SOUTH PORTLAND, Maine — Dozens of people seeking asylum arrive in Portland each week despite the city's announcement in May that it could no longer guarantee housing for those who presented.
One option they are currently using is hotels acting as temporary shelters in South Portland. The city council voted on Aug. 2 to allow the hotels to keep their licenses amid concerns from South Portland's fire and police chiefs that an increase in 911 calls was spreading crews thin.
That vote came with conditions on the hotels, including bringing comprehensive health and social services on-site, maintaining a guest list, performing frequent room checks, and more.
One of those conditions affects both the Days Inn and Comfort Inn, and the two hotels will no longer take in people on any type of assistance program starting Jan. 1, 2023. That includes asylum seekers, according to South Portland City Manager Scott Morelli.
"Where are these families going to sleep this weekend or next week?" Tobin Williamson, advocacy manager for the Maine Immigrants' Rights Coalition, said. "It's very unpredictable. Sometimes there will only be a couple of families and few individuals arrive, and then with no rhyme or reason, the next week we'll see a couple dozen. It's tough to allocate resources when you don't know when will be the busy week or the slow week."
The conditions on the hotels also cite a March 1, 2023 deadline -- the expected opening date of Portland's Riverside Street Homeless Services Center -- after which hotels will pay a penalty of up to $500 per guest per night still staying in the hotels' rooms. The hotels can ask the agencies that placed the people there to reimburse them.
"It's certainly going to be an issue we want to raise awareness to and encourage people to proactively think through it so that we're not scrambling at the last moment to try to find a safe place for someone to go," Andrew Bove, vice president of social work for Preble Street, said.
People seeking asylum can still go to the Howard Johnson and Quality Inn, but Williamson says for every room that becomes vacant, dozens of people seeking asylum are waiting to take shelter there. Though, he acknowledged that hotels are not the ideal setup for families because most lack a kitchen and other household basics.
He says families and community groups are having to call around to find places for them to stay.
In a statement to NEWS CENTER Maine, Morelli said it should not be up to a hotel to determine whether or not someone has shelter.
"We need reforms to how the system operates, including a state-run program to help families and individuals with resettlement across Maine," Morelli wrote in an email.

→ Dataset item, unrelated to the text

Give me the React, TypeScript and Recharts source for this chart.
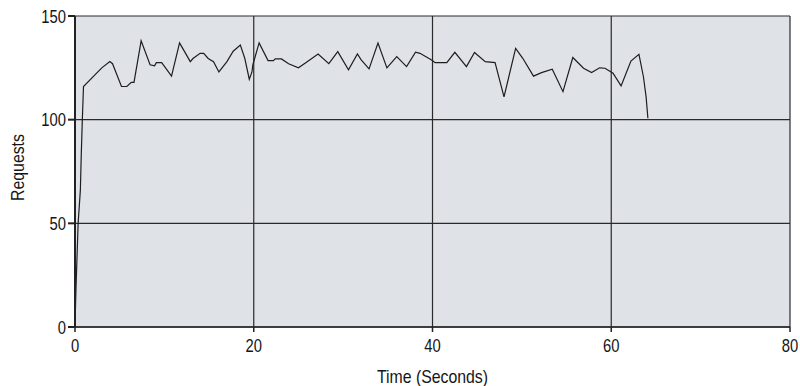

NEWS CENTER Maine reached out to representatives from Maine's Governor’s Office of Policy Innovation and the Future and will update this story when we receive a response and learn more.
Previously, Greg Payne, senior advisor for housing policy with the Governor's Office of Policy Innovation and the Future, told NEWS CENTER Maine the state was offering up to $2.5 million to help with housing these populations sheltering in hotels. He said that money cannot be used to pay the penalty fees for people who stay past the March 1, 2023 deadline.
"If we have another surge, another week with 80 new arrivals, that would be a challenge to try to figure out where to place them," Williamson said. "This is not a problem or a challenge that's unique to Maine's immigrant community. It's just become more pronounced as more people have arrived."